> EXERCISE BRIEF
Identify every line in the records below that contains the word "this", and copy each of those lines.

━━━━━━

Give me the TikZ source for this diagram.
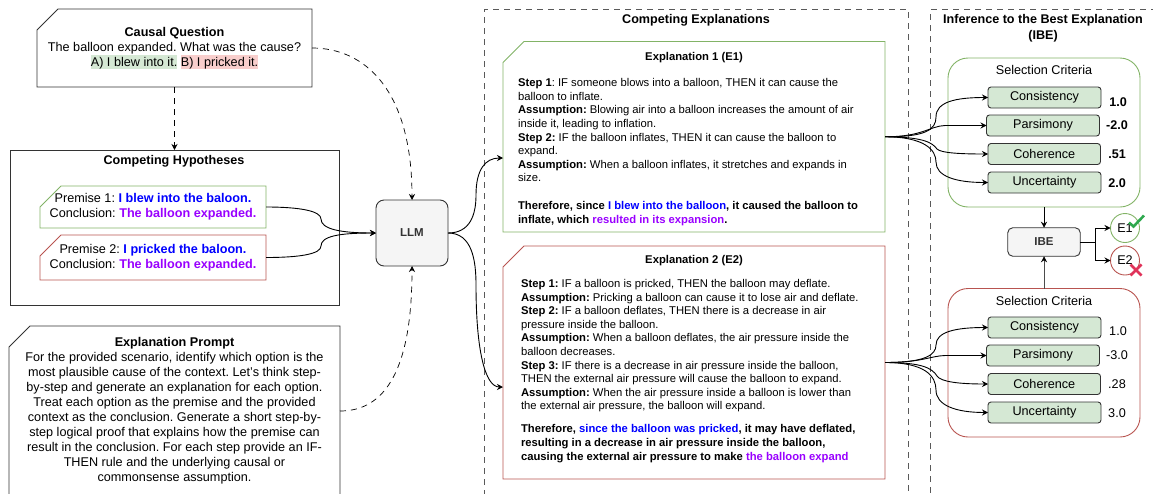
\documentclass[tikz,border=0pt]{standalone}
\usepackage{fontspec}
\setmainfont{Liberation Sans}
\frenchspacing
\usetikzlibrary{arrows.meta}
\definecolor{gline}{HTML}{82B366}
\definecolor{rline}{HTML}{B85450}
\definecolor{gfill}{HTML}{D5E8D4}
\definecolor{rfill}{HTML}{F8CECC}
\definecolor{pblue}{HTML}{0000FF}
\definecolor{ppurple}{HTML}{9900FF}
\definecolor{dark}{HTML}{333333}
\newcommand{\hlbox}[2]{{\setlength{\fboxsep}{0pt}\colorbox{#1}{\rule[-3pt]{0pt}{14pt}#2}}}
\newcommand{\bl}[1]{\textcolor{pblue}{\textbf{#1}}}
\newcommand{\pu}[1]{\textcolor{ppurple}{\textbf{#1}}}
\tikzset{
  every node/.style={inner sep=0pt,outer sep=0pt,text=black},
  base/.style={font=\fontsize{12.65}{15}\selectfont\frenchspacing,align=center},
  small/.style={font=\fontsize{11.25}{13.6}\selectfont\frenchspacing},
  cutbox/.style={rectangle,append after command={\pgfextra{
    \draw[draw=#1,line width=.9pt] ([xshift=21pt]\tikzlastnode.north west) -- (\tikzlastnode.north east)
      -- (\tikzlastnode.south east) -- (\tikzlastnode.south west)
      -- ([yshift=-21pt]\tikzlastnode.north west) -- cycle;}}},
  plainbox/.style={draw=dark,line width=.9pt},
  area/.style={draw=black!65,line width=.8pt,dash pattern=on 6pt off 5pt},
  crit/.style={rectangle,rounded corners=3pt,draw=dark,line width=.9pt,fill=gfill,base,minimum height=21pt},
  proc/.style={rectangle,draw=dark,line width=.9pt,fill=black!4,text=dark,font=\fontsize{11.5}{14}\selectfont\bfseries},
  panel/.style={rectangle,rounded corners=20pt,draw=#1,line width=.9pt,minimum width=192pt},
  val/.style={base},
  vote/.style={circle,draw=#1,line width=.9pt,minimum size=29pt,base},
  conn/.style={draw=black,line width=.9pt,-{Stealth[length=6pt,width=6pt,inset=2pt,color=black]}},
  dconn/.style={conn,line width=.7pt,dash pattern=on 6pt off 5pt},
}
\begin{document}
\begin{tikzpicture}[x=1pt,y=-1pt]
\useasboundingbox (0,0) rectangle (1153,493);
\clip (0,0) rectangle (1153,493);

% dashed areas
\node[area,rectangle,anchor=north west,minimum width=423.5pt,minimum height=520pt] (areaE) at (484.5,9) {};
\node[area,rectangle,anchor=north west,minimum width=260pt,minimum height=520pt] (areaI) at (930.5,9) {};
\node[base,font=\fontsize{12.6}{15}\selectfont\bfseries] (areaEt) at (696,20.5) {Competing Explanations};
\node[base,font=\fontsize{12.6}{16}\selectfont\bfseries] (areaIt) at (1043,28.5) {Inference to the Best Explanation\\(IBE)};

% causal question
\node[cutbox=dark,base,minimum width=275pt,minimum height=78pt] (cq) at (174.5,48)
  {\textbf{Causal Question}\\The balloon expanded. What was the cause?\\
   \hlbox{gfill}{A) I blew into it.} \hlbox{rfill}{B) I pricked it.}};

% hypotheses
\node[plainbox,rectangle,minimum width=329pt,minimum height=155pt] (hyp) at (174.5,227.5) {};
\node[base,font=\fontsize{12.6}{15}\selectfont\bfseries] (hypt) at (174,161.5) {Competing Hypotheses};
\node[cutbox=gline,base,minimum width=226pt,minimum height=42pt] (p1) at (153,207)
  {Premise 1: \bl{I blew into the baloon.}\\Conclusion: \pu{The balloon expanded.}};
\node[cutbox=rline,base,minimum width=226pt,minimum height=45pt] (p2) at (153,257.5)
  {Premise 2: \bl{I pricked the baloon.}\\Conclusion: \pu{The balloon expanded.}};

% LLM
\node[proc,rounded corners=8pt,minimum width=72pt,minimum height=66pt] (llm) at (412,233) {LLM};

% prompt
\node[cutbox=dark,base,minimum width=331pt,minimum height=170pt] (prompt) at (174.5,411)
  {\textbf{Explanation Prompt}\\
   For the provided scenario, identify which option is the\\
   most plausible cause of the context. Let's think step-\\
   by-step and generate an explanation for each option.\\
   Treat each option as the premise and the provided\\
   context as the conclusion. Generate a short step-by-\\
   step logical proof that explains how the premise can\\
   result in the conclusion. For each step provide an IF-\\
   THEN rule and the underlying causal or\\
   commonsense assumption.};

% explanations
\node[cutbox=gline,small,minimum width=382pt,minimum height=190.5pt] (e1) at (694,136.75)
  {\begin{minipage}{352pt}\raggedright
   \parbox{\linewidth}{\centering\textbf{Explanation 1 (E1)}}\\[12.4pt]
   \textbf{Step 1}: IF someone blows into a balloon, THEN it can cause the\\
   balloon to inflate.\\
   \textbf{Assumption:} Blowing air into a balloon increases the amount of air\\
   inside it, leading to inflation.\\
   \textbf{Step 2:} IF the balloon inflates, THEN it can cause the balloon to\\
   expand.\\
   \textbf{Assumption:} When a balloon inflates, it stretches and expands in\\
   size.\\[14.4pt]
   \textbf{Therefore, since }\bl{I blew into the balloon}\textbf{, it caused the balloon to}\\
   \textbf{inflate, which }\pu{resulted in its expansion}\textbf{.}
   \vspace{-5pt}
   \end{minipage}};
\node[cutbox=rline,small,minimum width=382pt,minimum height=233pt] (e2) at (694,362.5)
  {\begin{minipage}{346pt}\raggedright
   \parbox{\linewidth}{\centering\textbf{Explanation 2 (E2)}}\\[10.4pt]
   \textbf{Step 1:} IF a balloon is pricked, THEN the balloon may deflate.\\
   \textbf{Assumption:} Pricking a balloon can cause it to lose air and deflate.\\
   \textbf{Step 2:} IF a balloon deflates, THEN there is a decrease in air\\
   pressure inside the balloon.\\
   \textbf{Assumption:} When a balloon deflates, the air pressure inside the\\
   balloon decreases.\\
   \textbf{Step 3:} IF there is a decrease in air pressure inside the balloon,\\
   THEN the external air pressure will cause the balloon to expand.\\
   \textbf{Assumption:} When the air pressure inside a balloon is lower than\\
   the external air pressure, the balloon will expand.\\[9.4pt]
   \textbf{Therefore, }\bl{since the balloon was pricked}\textbf{, it may have deflated,}\\
   \textbf{resulting in a decrease in air pressure inside the balloon,}\\
   \textbf{causing the external air pressure to make }\pu{the balloon expand}
   \vspace{7pt}
   \end{minipage}};

% selection panel E1
\node[panel=gline,minimum height=149pt] (sel1) at (1044,132.5) {};
\node[base] (sel1t) at (1044,69.5) {Selection Criteria};
\node[crit,minimum width=113pt] (c1) at (1044.5,97.5) {Consistency};
\node[crit,minimum width=113pt] (c2) at (1043,125.5) {Parsimony};
\node[crit,minimum width=112.5pt] (c3) at (1044.25,154) {Coherence};
\node[crit,minimum width=113pt] (c4) at (1044.5,182.5) {Uncertainty};
\node[val,font=\fontsize{12.6}{15}\selectfont\bfseries] (v1) at (1118,102) {1.0};
\node[val,font=\fontsize{12.6}{15}\selectfont\bfseries] (v2) at (1117,125.5) {-2.0};
\node[val,font=\fontsize{12.6}{15}\selectfont\bfseries] (v3) at (1117,154) {.51};
\node[val,font=\fontsize{12.6}{15}\selectfont\bfseries] (v4) at (1117,183) {2.0};

% selection panel E2
\node[panel=rline,minimum height=148.5pt] (sel2) at (1044,362.75) {};
\node[base] (sel2t) at (1044,300.5) {Selection Criteria};
\node[crit,minimum width=113pt] (d1) at (1044.5,327.5) {Consistency};
\node[crit,minimum width=113pt] (d2) at (1043,355.5) {Parsimony};
\node[crit,minimum width=112.5pt] (d3) at (1044.25,384) {Coherence};
\node[crit,minimum width=113pt] (d4) at (1044.5,412.5) {Uncertainty};
\node[val] (w1) at (1118,331.5) {1.0};
\node[val] (w2) at (1117,355.5) {-3.0};
\node[val] (w3) at (1117,384) {.28};
\node[val] (w4) at (1117,413) {3.0};

% IBE and outcomes
\node[proc,rounded corners=5pt,minimum width=72.5pt,minimum height=28.5pt] (ibe) at (1044,242) {IBE};
\node[vote=gline] (o1) at (1125,228) {E1};
\node[vote=rline] (o2) at (1125,260.5) {E2};
\draw[draw={rgb,255:red,46;green,168;blue,78},line width=2.6pt] (1129,222.5) -- (1133.5,226.5) -- (1144,215.5);
\draw[draw={rgb,255:red,224;green,51;blue,90},line width=2.6pt] (1130.5,264.5) -- (1141.5,275.5) (1141.5,264.5) -- (1130.5,275.5);

% connectors
\draw[dconn] (cq.south) -- (hyp.north);
\draw[dconn] (cq.east) .. controls (365,48) and (412,90) .. (llm.north);
\draw[dconn] (prompt.east) .. controls (385,411) and (412,370) .. (llm.south);
\draw[conn] (p1.east) .. controls (300,207) and (321,211) .. (321,219) .. controls (321,229) and (340,233) .. (llm.west);
\draw[conn] (p2.east) .. controls (300,257.5) and (321,254) .. (321,246) .. controls (321,236) and (340,233) .. (llm.west);
\draw[conn] (llm.east) .. controls (470,233) and (476,215) .. (476,195) .. controls (476,170) and (485,158) .. (503,158);
\draw[conn] (llm.east) .. controls (472,233) and (476,260) .. (476,285) .. controls (476,350) and (485,387) .. (503,387);

\draw[conn] (e1.east) .. controls (925,137) and (936,130) .. (936,117) .. controls (936,102) and (955,97.5) .. (c1.west);
\draw[conn] (e1.east) .. controls (922,137) and (930,126) .. (945,125.5) -- (c2.west);
\draw[conn] (e1.east) .. controls (922,137) and (932,142) .. (937,149) .. controls (941,153) and (960,154) .. (c3.west);
\draw[conn] (e1.east) .. controls (925,137) and (936,150) .. (936,162) .. controls (936,176) and (955,182.5) .. (c4.west);

\draw[conn] (e2.east) .. controls (925,362.5) and (936,355) .. (936,345) .. controls (936,332) and (955,327.5) .. (d1.west);
\draw[conn] (e2.east) .. controls (922,362.5) and (930,356) .. (945,355.5) -- (d2.west);
\draw[conn] (e2.east) .. controls (922,362.5) and (932,368) .. (937,376) .. controls (941,382) and (960,384) .. (d3.west);
\draw[conn] (e2.east) .. controls (925,362.5) and (936,376) .. (936,390) .. controls (936,405) and (955,412.5) .. (d4.west);

\draw[conn] (sel1.south) -- (ibe.north);
\draw[conn,draw=black!70] (sel2.north) -- (ibe.south);
\coordinate (fork) at (1095,242);
\draw[conn] (ibe.east) -- (fork) |- (o1.west);
\draw[conn] (ibe.east) -- (fork) |- (o2.west);
\end{tikzpicture}
\end{document}
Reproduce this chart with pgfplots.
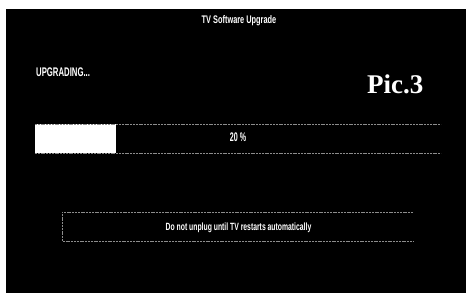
\documentclass[border=0pt]{standalone}
\usepackage{fontspec}
\setmainfont{Liberation Sans}
\newfontfamily\picfont{Liberation Serif}
\usepackage{graphicx}
\usepackage{pgfplots}
\pgfplotsset{compat=1.18}
\begin{document}
\begin{tikzpicture}
\begin{axis}[
  scale only axis, width=466bp, height=293bp,
  xmin=0, xmax=466, ymin=0, ymax=293, y dir=reverse,
  hide axis, clip=false]
% white scan margin and black screen
\addplot[fill=white, draw=none] coordinates {(0,0)(466,0)(466,293)(0,293)} -- cycle;
\addplot[fill=black, draw=none] coordinates {(6,9)(466,9)(466,293)(6,293)} -- cycle;
% dotted message box
\addplot[gray!90, line width=0.9bp, dash pattern=on 2bp off 0.8bp] coordinates {(413,212)(62,212)(62,241)(413,241)};
\node[anchor=base, text=white, inner sep=0pt, font=\fontsize{11bp}{13bp}\selectfont\bfseries] at (axis cs:239,23.5) {\scalebox{0.67}[1]{TV Software Upgrade}};
\node[anchor=base west, text=white, inner sep=0pt, font=\fontsize{12.5bp}{14bp}\selectfont\bfseries] at (axis cs:36,76.5) {\scalebox{0.62}[1]{UPGRADING...}};
\node[anchor=base west, text=white, inner sep=0pt, font=\fontsize{27bp}{30bp}\selectfont\picfont\bfseries] at (axis cs:367,93.5) {Pic.3};
\node[anchor=base, text=white, inner sep=0pt, font=\fontsize{10.5bp}{12bp}\selectfont\bfseries] at (axis cs:238.5,230) {\scalebox{0.65}[1]{Do not unplug until TV restarts automatically}};
\coordinate (pb) at (axis cs:35,153);
\end{axis}
\begin{axis}[
  at={(pb)}, anchor=south west,
  scale only axis, width=406bp, height=29bp,
  xmin=0, xmax=100, ymin=0, ymax=1,
  hide axis, clip=false]
\addplot[xbar, fill=white, draw=none, bar width=29bp] coordinates {(20,0.5)};
\addplot[gray!90, line width=0.9bp, dash pattern=on 2bp off 0.8bp] coordinates {(0,1)(100,1)};
\addplot[gray!90, line width=0.9bp, dash pattern=on 2bp off 0.8bp] coordinates {(0,0)(100,0)};
\node[anchor=base, text=white, inner sep=0pt, font=\fontsize{12.5bp}{14bp}\selectfont\bfseries] at (axis cs:50,0.38) {\scalebox{0.57}[1]{20 \%}};
\end{axis}
\end{tikzpicture}
\end{document}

━━━━━━

> TASK SOLUTION
Give me the TikZ source for this diagram.
Reproduce this chart with pgfplots.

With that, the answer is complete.